[start Dataset excerpt]

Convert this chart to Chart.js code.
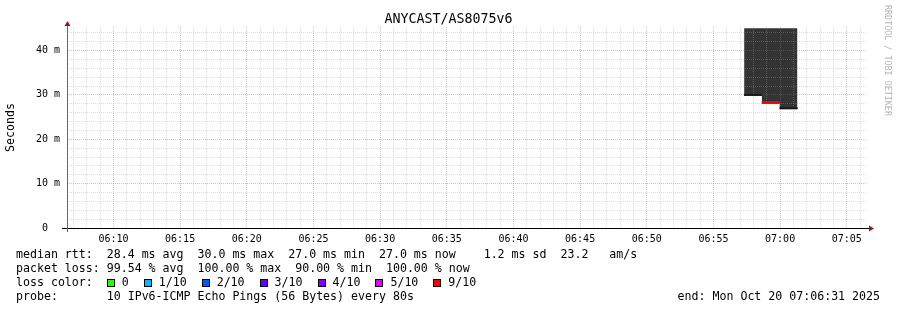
<!DOCTYPE html>
<html>
<head>
<meta charset="utf-8">
<script src="https://cdn.jsdelivr.net/npm/chart.js@4.4.1/dist/chart.umd.min.js"></script>
<style>
  html, body { margin: 0; padding: 0; background: #fff; }
  #wrap { position: relative; width: 897px; height: 310px; overflow: hidden;
          font-family: "DejaVu Sans Mono", monospace; color: #000; }
  #wrap canvas { position: absolute; left: 0; top: 0; }
  #title { position: absolute; left: 0; top: 11px; width: 897px; text-align: center;
           font-size: 13.3px; line-height: 16px; }
  #mark { position: absolute; left: 883px; top: 5px; writing-mode: vertical-rl;
          font-size: 8.4px; line-height: 10px; color: #b4b4b4; white-space: pre; }
  .row { position: absolute; left: 16px; font-size: 11.6px; line-height: 14px; white-space: pre; }
  .sw { display: inline-block; width: 6px; height: 6px; border: 1px solid #000;
        margin-right: 7px; vertical-align: -1px; }
  .lab { margin-right: 15px; }
  #end { position: absolute; right: 17px; font-size: 11.6px; line-height: 14px; white-space: pre; }
</style>
</head>
<body>
<div id="wrap">
  <canvas id="c" width="897" height="310"></canvas>
  <div id="title"></div>
  <div id="mark"></div>
  <div class="row" id="r1" style="top:247px"></div>
  <div class="row" id="r2" style="top:261px"></div>
  <div class="row" id="r3" style="top:275px"></div>
  <div class="row" id="r4" style="top:289px"></div>
  <div id="end" style="top:289px"></div>
</div>
<script>
// ---- data ----
const chartTitle = 'ANYCAST/AS8075v6';
const rangeStart = '06:06:31';
const rangeEnd = '07:06:31';
const xTickLabels = ['06:10', '06:15', '06:20', '06:25', '06:30', '06:35', '06:40',
                     '06:45', '06:50', '06:55', '07:00', '07:05'];
const yTickValues = [0, 10, 20, 30, 40];
const yTickLabels = ['0  ', '10 m', '20 m', '30 m', '40 m'];
const yMax = 45.3;

// one entry per 80s probe round (last time closes the final step)
const stepTimes = ['06:57:18', '06:58:38', '06:59:58', '07:01:18'];
const medianRtt = [30.0, 28.3, 27.0];      // ms
const smokeMax  = [45.0, 45.0, 45.0];      // ms
const lossCount = [10, 9, 10];             // of 10 pings

const lossLegendLabels = ['0', '1/10', '2/10', '3/10', '4/10', '5/10', '9/10'];
const lossLegendColors = ['#26ff00', '#00b8ff', '#0059ff', '#5e00ff', '#7e00ff', '#dd00ff', '#ff0000'];

const statLines = [
  'median rtt:  28.4 ms avg  30.0 ms max  27.0 ms min  27.0 ms now    1.2 ms sd  23.2   am/s',
  'packet loss: 99.54 % avg  100.00 % max  90.00 % min  100.00 % now',
];
const probeLine = 'probe:       10 IPv6-ICMP Echo Pings (56 Bytes) every 80s';
const endLine = 'end: Mon Oct 20 07:06:31 2025';
const watermark = 'RRDTOOL / TOBI OETIKER';

// ---- helpers ----
const toSec = s => { const p = s.split(':').map(Number); return p[0] * 3600 + p[1] * 60 + (p[2] || 0); };
const lossColor = n => n >= 10 ? '#1a1a1a' : n >= 6 ? '#ff0000' : lossLegendColors[n];
const stepped = vals => stepTimes.map((t, i) => ({ x: toSec(t), y: vals[Math.min(i, vals.length - 1)] }));

const xMin = toSec(rangeStart), xMax = toSec(rangeEnd);
const minuteTicks = [];
for (let t = Math.ceil(xMin / 60) * 60; t <= xMax; t += 60) minuteTicks.push(t);
const majorX = xTickLabels.map(toSec);

// ---- html text ----
document.getElementById('title').textContent = chartTitle;
document.getElementById('mark').textContent = watermark;
document.getElementById('r1').textContent = statLines[0];
document.getElementById('r2').textContent = statLines[1];
document.getElementById('r4').textContent = probeLine;
document.getElementById('end').textContent = endLine;
const r3 = document.getElementById('r3');
r3.appendChild(document.createTextNode('loss color:  '));
lossLegendLabels.forEach((l, i) => {
  const sw = document.createElement('span');
  sw.className = 'sw';
  sw.style.background = lossLegendColors[i];
  r3.appendChild(sw);
  const lab = document.createElement('span');
  lab.className = 'lab';
  lab.textContent = l;
  r3.appendChild(lab);
});

// ---- median lines above the grid, then arrows + axis lines ----
const axisArrows = {
  id: 'axisArrows',
  afterDraw(chart) {
    const { ctx, chartArea: a } = chart;
    ctx.save();
    ctx.beginPath();
    ctx.rect(a.left, a.top, a.right - a.left, a.bottom - a.top);
    ctx.clip();
    chart.data.datasets.forEach((ds, i) => {
      if (ds.medianLine) chart.getDatasetMeta(i).controller.draw();
    });
    ctx.restore();

    ctx.save();
    ctx.lineWidth = 1;
    ctx.strokeStyle = '#000';
    ctx.beginPath();
    ctx.moveTo(a.left - 5, a.bottom + 0.5);
    ctx.lineTo(a.right + 2, a.bottom + 0.5);
    ctx.stroke();
    ctx.strokeStyle = '#666';
    ctx.beginPath();
    ctx.moveTo(a.left + 0.5, a.top - 2);
    ctx.lineTo(a.left + 0.5, a.bottom + 4);
    ctx.stroke();
    ctx.fillStyle = '#961b1b';
    ctx.beginPath();
    ctx.moveTo(a.left + 0.5, a.top - 6);
    ctx.lineTo(a.left - 2.5, a.top - 1);
    ctx.lineTo(a.left + 3.5, a.top - 1);
    ctx.closePath();
    ctx.fill();
    ctx.beginPath();
    ctx.moveTo(a.right + 7, a.bottom + 0.5);
    ctx.lineTo(a.right + 2, a.bottom - 2.5);
    ctx.lineTo(a.right + 2, a.bottom + 3.5);
    ctx.closePath();
    ctx.fill();
    ctx.restore();
  }
};

const gridMinor = 'rgba(160,160,160,0.36)';
const gridMajor = 'rgba(255,60,60,0.42)';
const tickFont = { family: "'DejaVu Sans Mono', monospace", size: 10 };

// one short horizontal median segment per probe round, coloured by its loss
const medianSets = lossCount.map((n, i) => ({
  label: 'median ' + stepTimes[i],
  medianLine: true,
  data: [{ x: toSec(stepTimes[i]), y: medianRtt[i] }, { x: toSec(stepTimes[i + 1]), y: medianRtt[i] }],
  borderColor: lossColor(n),
  borderWidth: n >= 10 ? 2 : 3,
  borderCapStyle: 'butt',
  pointRadius: 0,
  fill: false,
}));

new Chart(document.getElementById('c'), {
  type: 'line',
  data: {
    datasets: [
      {
        label: 'smoke top',
        data: stepped(smokeMax),
        stepped: true,
        borderColor: 'rgba(0,0,0,0)',
        pointRadius: 0,
        fill: false,
      },
      {
        label: 'smoke',
        data: stepped(medianRtt),
        stepped: true,
        borderColor: 'rgba(0,0,0,0)',
        backgroundColor: '#333333',
        pointRadius: 0,
        fill: '-1',
      },
      ...medianSets
    ]
  },
  options: {
    responsive: false,
    animation: false,
    devicePixelRatio: 1,
    layout: { padding: { top: 27, right: 30, left: 0, bottom: 0 } },
    plugins: { legend: { display: false }, tooltip: { enabled: false }, title: { display: false } },
    scales: {
      x: {
        type: 'linear',
        min: xMin,
        max: xMax,
        afterBuildTicks: axis => { axis.ticks = minuteTicks.map(v => ({ value: v })); },
        afterFit: s => { s.height = 82; },
        grid: {
          z: 1,
          drawTicks: false,
          color: c => (c.tick && Math.round(c.tick.value) % 300 === 0) ? gridMajor : gridMinor,
        },
        border: { display: false, dash: [1, 1] },
        ticks: {
          autoSkip: false,
          maxRotation: 0,
          padding: 5,
          color: '#000',
          font: tickFont,
          callback: v => { const i = majorX.indexOf(v); return i >= 0 ? xTickLabels[i] : ''; },
        }
      },
      y: {
        min: 0,
        max: yMax,
        afterFit: s => { s.width = 67; },
        grid: {
          z: 1,
          drawTicks: false,
          color: c => (c.tick && Math.round(c.tick.value) % 10 === 0) ? gridMajor : gridMinor,
        },
        border: { display: false, dash: [1, 1] },
        ticks: {
          stepSize: 2,
          includeBounds: false,
          autoSkip: false,
          padding: 7,
          color: '#000',
          font: tickFont,
          callback: v => { const i = yTickValues.indexOf(v); return i >= 0 ? yTickLabels[i] : ''; },
        },
        title: {
          display: true,
          text: 'Seconds',
          color: '#000',
          font: { family: "'DejaVu Sans Mono', monospace", size: 11.6 },
          padding: { top: 4, bottom: 4 },
        }
      }
    }
  },
  plugins: [axisArrows]
});
</script>
</body>
</html>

[end Dataset excerpt]

■ Task objective ■
Take the material above from its first line through the line holding "const yMax = 45.3;" and set it down exactly, without the pictures.

■ Written response ■
Convert this chart to Chart.js code.
<!DOCTYPE html>
<html>
<head>
<meta charset="utf-8">
<script src="https://cdn.jsdelivr.net/npm/chart.js@4.4.1/dist/chart.umd.min.js"></script>
<style>
  html, body { margin: 0; padding: 0; background: #fff; }
  #wrap { position: relative; width: 897px; height: 310px; overflow: hidden;
          font-family: "DejaVu Sans Mono", monospace; color: #000; }
  #wrap canvas { position: absolute; left: 0; top: 0; }
  #title { position: absolute; left: 0; top: 11px; width: 897px; text-align: center;
           font-size: 13.3px; line-height: 16px; }
  #mark { position: absolute; left: 883px; top: 5px; writing-mode: vertical-rl;
          font-size: 8.4px; line-height: 10px; color: #b4b4b4; white-space: pre; }
  .row { position: absolute; left: 16px; font-size: 11.6px; line-height: 14px; white-space: pre; }
  .sw { display: inline-block; width: 6px; height: 6px; border: 1px solid #000;
        margin-right: 7px; vertical-align: -1px; }
  .lab { margin-right: 15px; }
  #end { position: absolute; right: 17px; font-size: 11.6px; line-height: 14px; white-space: pre; }
</style>
</head>
<body>
<div id="wrap">
  <canvas id="c" width="897" height="310"></canvas>
  <div id="title"></div>
  <div id="mark"></div>
  <div class="row" id="r1" style="top:247px"></div>
  <div class="row" id="r2" style="top:261px"></div>
  <div class="row" id="r3" style="top:275px"></div>
  <div class="row" id="r4" style="top:289px"></div>
  <div id="end" style="top:289px"></div>
</div>
<script>
// ---- data ----
const chartTitle = 'ANYCAST/AS8075v6';
const rangeStart = '06:06:31';
const rangeEnd = '07:06:31';
const xTickLabels = ['06:10', '06:15', '06:20', '06:25', '06:30', '06:35', '06:40',
                     '06:45', '06:50', '06:55', '07:00', '07:05'];
const yTickValues = [0, 10, 20, 30, 40];
const yTickLabels = ['0  ', '10 m', '20 m', '30 m', '40 m'];
const yMax = 45.3;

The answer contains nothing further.